NZMEA Chief Executive John Walley says, “Tax changes must be designed to incentivise investment in productive industries and the TWG’s report has started to move in that direction.”

“Tax advantages for rental properties have already cost the country billions in lost tax revenue and the poor investment incentives created by the tax free status of property has been even more damaging and inflationary. The sooner these loopholes are closed the better.”

“However, the recommendation to take away the 20 percent depreciation on new plant and equipment will hurt productive firms and should be discarded,” says Mr. Walley.

“There was some debate from within the group on the best way to tax property. A comprehensive Capital Gains Tax would be the fairest way, but any move to level the playing field is welcome. The TWG has also recommended that the GST rate be raised to 15 percent to discourage consumption and encourage saving. This change in the balance of incentives is welcome.”

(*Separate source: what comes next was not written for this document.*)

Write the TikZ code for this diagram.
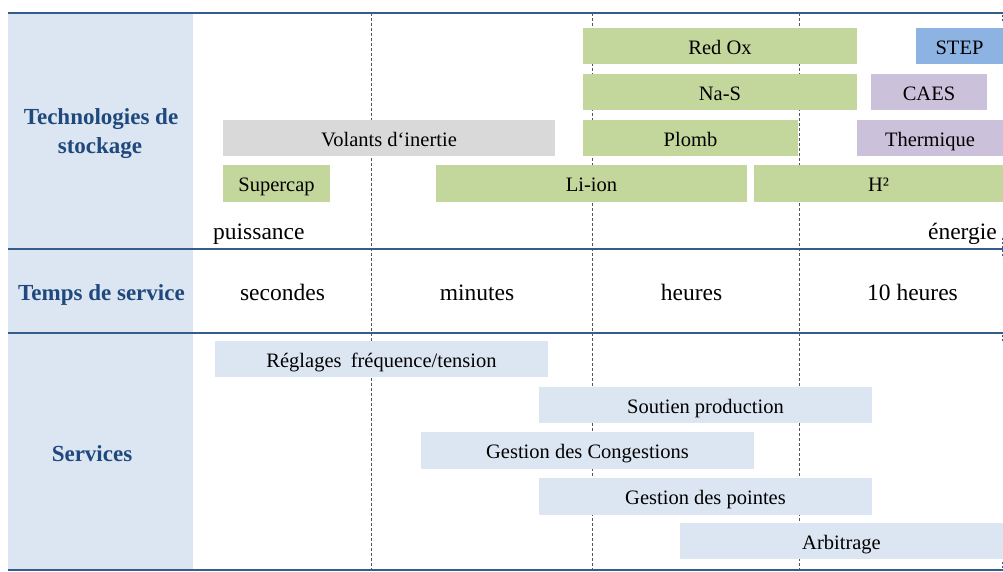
\documentclass[tikz,border=0pt]{standalone}
\usepackage{fontspec}
\setmainfont{Liberation Serif}
\definecolor{grn}{HTML}{C3D69B}
\definecolor{stepblue}{HTML}{8DB3E2}
\definecolor{purp}{HTML}{CCC1DA}
\definecolor{gry}{HTML}{D9D9D9}
\definecolor{lblue}{HTML}{DCE6F2}
\definecolor{txtblue}{HTML}{1F497D}
\definecolor{rule}{HTML}{345C8C}
\definecolor{dashgray}{HTML}{555555}
\tikzset{
  bar/.style={inner sep=0pt, outer sep=0pt, text height=18pt, text depth=1.6pt,
    font=\fontsize{20.5}{24}\selectfont},
  big/.style={inner sep=0pt, anchor=base, font=\fontsize{23.5}{28}\selectfont},
  head/.style={inner sep=0pt, anchor=base, text=txtblue, font=\bfseries\fontsize{23}{30}\selectfont},
  hrule/.style={draw=rule, line width=2.6pt},
  vdash/.style={draw=dashgray, line width=1pt, dash pattern=on 3pt off 2pt},
  edgedots/.style={draw=rule, line width=1pt, dash pattern=on 2pt off 2pt}
}
\begin{document}
\begin{tikzpicture}[x=1pt,y=-1pt]
\useasboundingbox (0,0) rectangle (1003,572);
% left column
\fill[lblue] (8,13) rectangle (193,570);
% dashed verticals
\coordinate (d1t) at (371,13); \coordinate (d1b) at (371,570);
\coordinate (d2t) at (592,13); \coordinate (d2b) at (592,570);
\coordinate (d3t) at (799,13); \coordinate (d3b) at (799,570);
\draw[vdash] (d1t) -- (d1b);
\draw[vdash] (d2t) -- (d2b);
\draw[vdash] (d3t) -- (d3b);
% technology bars
\node[bar, fill=grn, minimum width=274pt, minimum height=36pt] (redox) at (720,46) {Red Ox};
\node[bar, fill=stepblue, minimum width=87pt, minimum height=36pt] (step) at (959.5,46) {STEP};
\node[bar, fill=grn, minimum width=274pt, minimum height=36pt] (nas) at (720,92) {Na-S};
\node[bar, fill=purp, minimum width=116pt, minimum height=36pt] (caes) at (929,92) {CAES};
\node[bar, fill=gry, minimum width=332pt, minimum height=36pt] (volants) at (389,138) {Volants d‘inertie};
\node[bar, fill=grn, minimum width=215pt, minimum height=36pt] (plomb) at (690.5,138) {Plomb};
\node[bar, fill=purp, minimum width=146pt, minimum height=36pt] (thermique) at (930,138) {Thermique};
\node[bar, fill=grn, minimum width=107pt, minimum height=37pt] (supercap) at (276.5,183.5) {Supercap};
\node[bar, fill=grn, minimum width=311pt, minimum height=37pt] (liion) at (591.5,183.5) {Li-ion};
\node[bar, fill=grn, minimum width=249pt, minimum height=37pt] (h2) at (878.5,183.5) {H²};
% puissance / energie
\node[big, anchor=base west] (puissance) at (213,239) {puissance};
\node[big, anchor=base east] (energie) at (997,239) {énergie};
% service time row
\node[big] (secondes) at (282.5,300) {secondes};
\node[big] (minutes) at (477,300) {minutes};
\node[big] (heures) at (691.5,300) {heures};
\node[big] (dixheures) at (912.5,300) {10 heures};
% services bars
\node[bar, fill=lblue, minimum width=333pt, minimum height=36pt] (reglages) at (381.5,359) {Réglages\hspace{0.45em}fréquence/tension};
\node[bar, fill=lblue, minimum width=333pt, minimum height=36pt] (soutien) at (705.5,405) {Soutien production};
\node[bar, fill=lblue, minimum width=333pt, minimum height=37pt] (congestions) at (587.5,450.5) {Gestion des Congestions};
\node[bar, fill=lblue, minimum width=333pt, minimum height=37pt] (pointes) at (705.5,496.5) {Gestion des pointes};
\node[bar, fill=lblue, minimum width=323pt, minimum height=36pt] (arbitrage) at (841.5,541) {Arbitrage};
% headings
\node[head] (tech1) at (101,125) {Technologies de};
\node[head] (tech2) at (100,154) {stockage};
\node[head] (temps) at (101.5,300) {Temps de service};
\node[head] (services) at (92,461) {Services};
% horizontal rules
\coordinate (r1a) at (8,13);  \coordinate (r1b) at (1003,13);
\coordinate (r2a) at (8,249); \coordinate (r2b) at (1003,249);
\coordinate (r3a) at (8,333); \coordinate (r3b) at (1003,333);
\coordinate (r4a) at (8,570); \coordinate (r4b) at (1003,570);
\draw[hrule] (r1a) -- (r1b);
\draw[hrule] (r2a) -- (r2b);
\draw[hrule] (r3a) -- (r3b);
\draw[hrule] (r4a) -- (r4b);
% dotted marks at right edge
\coordinate (e1a) at (1002,15); \coordinate (e1b) at (1002,21);
\coordinate (e2a) at (1002,238); \coordinate (e2b) at (1002,258);
\coordinate (e3a) at (1002,335); \coordinate (e3b) at (1002,341);
\coordinate (e4a) at (1002,562); \coordinate (e4b) at (1002,568);
\draw[edgedots] (e1a) -- (e1b);
\draw[edgedots] (e2a) -- (e2b);
\draw[edgedots] (e3a) -- (e3b);
\draw[edgedots] (e4a) -- (e4b);
\end{tikzpicture}
\end{document}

“New Zealand relies heavily on personal and corporate tax for its income so reductions in this area are necessary. The reductions in the corporate tax rate would enhance New Zealand’s international competitiveness. The need for international competitiveness extends beyond fiscal policy, and the impacts of monetary policy on exchange rates must be part of the rebalancing equation.”

“John Key has started the year by underlining his intention to focus on the economy; the recommendations of the TWG and the Capital Markets Taskforce would be a good place to start.”

“In all, the success and competitiveness of the real economy is the source of economic wellbeing for all New Zealanders – all policy rebalancing should start with that in mind.”